The results of the C21U Facilities Initiative will be presented at the National SCUP conference in Pittsburgh in July 2014 titled:  Clicks, Bricks and Campus.

Developing A Research Agenda for the Campus of the Future – Campus Leaders [Provosts and presidents] are beginning to ask such tough questions as how much campus is actually needed.  Campus planners are caught between decisions of building or not building.  A research agenda, generated from the Future of the Campus workshops with institutional representatives identifies issues and lays out alternative approaches that each institution can explore as they adjust their facilities trajectories.

Even for those choosing to retain a traditional residential model, the digital transformation of higher education is changing the methods and means of teaching, learning, scholarship, research, communications and unmooring all from conventional notions of place.

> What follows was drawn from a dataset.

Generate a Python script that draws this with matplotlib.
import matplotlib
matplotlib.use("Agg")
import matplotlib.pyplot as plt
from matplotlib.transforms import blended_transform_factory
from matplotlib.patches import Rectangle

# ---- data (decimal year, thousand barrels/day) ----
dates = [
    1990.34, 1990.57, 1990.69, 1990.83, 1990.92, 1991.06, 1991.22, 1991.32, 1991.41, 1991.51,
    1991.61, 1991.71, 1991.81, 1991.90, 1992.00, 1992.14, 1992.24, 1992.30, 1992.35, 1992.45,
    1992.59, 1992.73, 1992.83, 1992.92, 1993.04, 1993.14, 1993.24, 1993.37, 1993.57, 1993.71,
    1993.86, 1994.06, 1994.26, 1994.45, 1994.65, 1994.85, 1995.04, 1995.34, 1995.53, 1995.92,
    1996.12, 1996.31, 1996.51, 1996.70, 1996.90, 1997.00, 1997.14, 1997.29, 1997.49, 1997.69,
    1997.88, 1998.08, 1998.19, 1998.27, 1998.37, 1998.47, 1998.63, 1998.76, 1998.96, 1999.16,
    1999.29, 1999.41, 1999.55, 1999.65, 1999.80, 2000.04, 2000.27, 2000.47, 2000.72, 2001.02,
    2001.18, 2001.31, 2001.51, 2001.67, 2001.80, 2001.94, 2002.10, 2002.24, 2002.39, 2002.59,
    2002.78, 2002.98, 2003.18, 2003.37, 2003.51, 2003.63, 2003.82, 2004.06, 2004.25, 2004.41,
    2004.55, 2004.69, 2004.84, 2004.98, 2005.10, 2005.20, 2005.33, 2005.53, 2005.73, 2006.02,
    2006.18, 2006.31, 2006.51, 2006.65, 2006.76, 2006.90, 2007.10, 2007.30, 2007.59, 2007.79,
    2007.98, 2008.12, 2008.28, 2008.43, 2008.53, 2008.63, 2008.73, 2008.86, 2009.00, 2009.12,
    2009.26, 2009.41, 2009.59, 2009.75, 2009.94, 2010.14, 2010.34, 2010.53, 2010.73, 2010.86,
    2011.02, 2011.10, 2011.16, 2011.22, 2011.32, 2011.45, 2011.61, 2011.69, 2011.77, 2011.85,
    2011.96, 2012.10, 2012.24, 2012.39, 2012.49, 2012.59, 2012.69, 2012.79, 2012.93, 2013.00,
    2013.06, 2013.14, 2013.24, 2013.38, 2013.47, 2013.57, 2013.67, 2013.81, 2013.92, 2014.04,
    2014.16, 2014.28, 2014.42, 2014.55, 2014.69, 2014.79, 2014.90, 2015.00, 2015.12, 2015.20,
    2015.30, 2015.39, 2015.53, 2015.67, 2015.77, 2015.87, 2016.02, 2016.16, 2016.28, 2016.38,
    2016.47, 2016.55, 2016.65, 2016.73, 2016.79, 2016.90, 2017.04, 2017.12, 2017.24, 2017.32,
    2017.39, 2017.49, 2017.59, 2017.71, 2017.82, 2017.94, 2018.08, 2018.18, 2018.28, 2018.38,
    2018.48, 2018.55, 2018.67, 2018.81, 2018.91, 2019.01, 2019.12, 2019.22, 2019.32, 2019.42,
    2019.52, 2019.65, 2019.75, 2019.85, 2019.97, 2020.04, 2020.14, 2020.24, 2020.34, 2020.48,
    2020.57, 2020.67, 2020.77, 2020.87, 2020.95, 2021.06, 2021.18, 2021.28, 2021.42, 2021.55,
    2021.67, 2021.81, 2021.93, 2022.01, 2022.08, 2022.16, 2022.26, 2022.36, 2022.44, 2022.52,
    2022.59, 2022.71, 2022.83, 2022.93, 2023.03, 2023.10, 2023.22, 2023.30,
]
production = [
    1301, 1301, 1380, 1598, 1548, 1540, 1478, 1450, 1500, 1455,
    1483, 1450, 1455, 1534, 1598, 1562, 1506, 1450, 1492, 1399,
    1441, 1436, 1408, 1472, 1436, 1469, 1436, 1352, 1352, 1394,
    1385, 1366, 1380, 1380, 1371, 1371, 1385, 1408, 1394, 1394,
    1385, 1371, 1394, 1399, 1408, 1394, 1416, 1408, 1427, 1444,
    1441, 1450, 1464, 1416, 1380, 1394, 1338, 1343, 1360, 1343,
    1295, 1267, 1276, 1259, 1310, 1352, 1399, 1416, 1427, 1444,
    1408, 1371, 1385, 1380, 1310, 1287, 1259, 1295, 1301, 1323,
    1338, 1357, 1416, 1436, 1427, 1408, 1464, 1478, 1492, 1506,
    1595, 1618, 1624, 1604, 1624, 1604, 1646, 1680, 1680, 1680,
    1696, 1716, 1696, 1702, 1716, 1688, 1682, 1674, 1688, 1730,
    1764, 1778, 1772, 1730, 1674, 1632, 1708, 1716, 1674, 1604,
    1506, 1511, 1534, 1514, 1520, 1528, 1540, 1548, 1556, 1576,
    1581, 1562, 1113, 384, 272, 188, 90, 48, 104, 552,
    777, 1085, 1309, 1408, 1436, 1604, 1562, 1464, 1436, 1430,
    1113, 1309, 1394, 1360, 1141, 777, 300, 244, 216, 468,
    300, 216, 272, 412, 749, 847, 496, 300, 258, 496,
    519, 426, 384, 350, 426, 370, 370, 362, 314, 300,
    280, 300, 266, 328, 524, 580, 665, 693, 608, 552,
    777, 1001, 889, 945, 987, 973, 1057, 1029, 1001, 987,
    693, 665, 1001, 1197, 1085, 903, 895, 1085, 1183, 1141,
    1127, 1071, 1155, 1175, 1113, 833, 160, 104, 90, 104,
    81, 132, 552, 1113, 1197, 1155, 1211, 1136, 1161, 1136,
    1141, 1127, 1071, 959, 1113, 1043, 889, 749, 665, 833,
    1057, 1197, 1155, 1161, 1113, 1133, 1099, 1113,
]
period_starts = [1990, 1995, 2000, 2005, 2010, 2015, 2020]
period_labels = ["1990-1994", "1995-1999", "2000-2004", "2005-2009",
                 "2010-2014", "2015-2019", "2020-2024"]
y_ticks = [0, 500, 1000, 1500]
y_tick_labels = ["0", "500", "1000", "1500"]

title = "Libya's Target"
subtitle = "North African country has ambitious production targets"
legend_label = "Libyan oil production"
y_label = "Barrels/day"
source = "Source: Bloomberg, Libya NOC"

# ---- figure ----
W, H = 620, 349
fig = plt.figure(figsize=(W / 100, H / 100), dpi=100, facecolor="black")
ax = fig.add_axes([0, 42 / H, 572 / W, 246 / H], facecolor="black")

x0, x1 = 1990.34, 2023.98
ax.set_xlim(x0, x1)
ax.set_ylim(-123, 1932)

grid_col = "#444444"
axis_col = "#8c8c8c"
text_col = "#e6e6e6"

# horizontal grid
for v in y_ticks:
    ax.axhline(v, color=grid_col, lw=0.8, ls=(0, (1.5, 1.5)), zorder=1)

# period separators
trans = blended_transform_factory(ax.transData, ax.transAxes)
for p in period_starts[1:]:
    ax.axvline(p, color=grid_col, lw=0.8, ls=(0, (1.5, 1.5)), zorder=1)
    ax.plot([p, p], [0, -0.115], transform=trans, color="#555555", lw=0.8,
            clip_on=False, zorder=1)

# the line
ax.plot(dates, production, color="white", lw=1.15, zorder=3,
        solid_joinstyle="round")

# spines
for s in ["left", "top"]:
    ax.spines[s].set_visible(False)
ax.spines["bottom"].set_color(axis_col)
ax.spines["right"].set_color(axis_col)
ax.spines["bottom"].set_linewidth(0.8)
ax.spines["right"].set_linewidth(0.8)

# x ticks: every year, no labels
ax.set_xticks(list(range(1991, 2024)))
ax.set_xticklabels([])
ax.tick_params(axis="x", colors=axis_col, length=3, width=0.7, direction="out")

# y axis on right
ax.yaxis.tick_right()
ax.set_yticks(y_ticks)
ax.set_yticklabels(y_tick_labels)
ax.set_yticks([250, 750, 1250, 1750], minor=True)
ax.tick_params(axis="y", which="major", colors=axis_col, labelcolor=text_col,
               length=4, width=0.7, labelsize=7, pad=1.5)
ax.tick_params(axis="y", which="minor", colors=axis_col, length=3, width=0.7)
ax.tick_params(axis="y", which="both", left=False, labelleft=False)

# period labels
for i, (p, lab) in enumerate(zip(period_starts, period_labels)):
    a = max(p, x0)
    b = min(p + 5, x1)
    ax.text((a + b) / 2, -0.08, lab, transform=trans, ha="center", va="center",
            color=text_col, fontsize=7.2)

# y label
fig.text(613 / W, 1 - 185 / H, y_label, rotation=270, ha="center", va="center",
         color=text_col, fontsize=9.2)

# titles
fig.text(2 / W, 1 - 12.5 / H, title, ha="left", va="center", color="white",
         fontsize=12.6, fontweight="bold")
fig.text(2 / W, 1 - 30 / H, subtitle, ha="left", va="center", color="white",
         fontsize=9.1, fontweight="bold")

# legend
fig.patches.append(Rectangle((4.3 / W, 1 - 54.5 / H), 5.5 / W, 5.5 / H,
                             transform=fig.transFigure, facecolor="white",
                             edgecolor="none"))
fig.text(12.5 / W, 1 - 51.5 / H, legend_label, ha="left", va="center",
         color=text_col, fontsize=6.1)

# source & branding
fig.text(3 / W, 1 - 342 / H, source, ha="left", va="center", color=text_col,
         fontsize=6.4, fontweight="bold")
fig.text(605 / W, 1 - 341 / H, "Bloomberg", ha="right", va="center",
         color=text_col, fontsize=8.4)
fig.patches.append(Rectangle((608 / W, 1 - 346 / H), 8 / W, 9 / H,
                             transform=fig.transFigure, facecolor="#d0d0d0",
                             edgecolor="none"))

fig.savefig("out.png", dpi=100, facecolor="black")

Initial conversations have been organized around the rubric of learning environments, libraries, infrastructure, research and campus community.

Going Forward: Next Steps – It is hard to find anyone who thinks his or her own undergraduate campus will cease to be.  While few deny the impacts of digital transformation driven change, almost none see it impacting the survival of the institution they know the best.

At a recent Society of College and University Planning conference attendees were asked why their campus would or would not exist in 2040.  One brave soul said their campus would morph into a “multi-purpose innovation/business/research park”.  Key reasons given for campus survival:

  1. Our campus is too big to fail,
  2. There will always be enough market demand to attend our campus,
  3. Our campus is sufficiently adaptable and resilient
  4. Our campus has a unique mission that will continue to be valued.

It’s as if these places will go on forever.  Can this be right?

The C21U Facilities Initiative engages this question with critical inquiry and exploration.  Survival in an increasingly digital and placeless environment mean campuses must be more than a collection of familiar physical artifacts and stage sets for live action reality shows.

Following the 2013-2014 Facilities Initiative, C21U will prioritize pursuit of the research agenda developed in order to better inform the digital transformation of the physical campus in support of higher education in the 21st Century.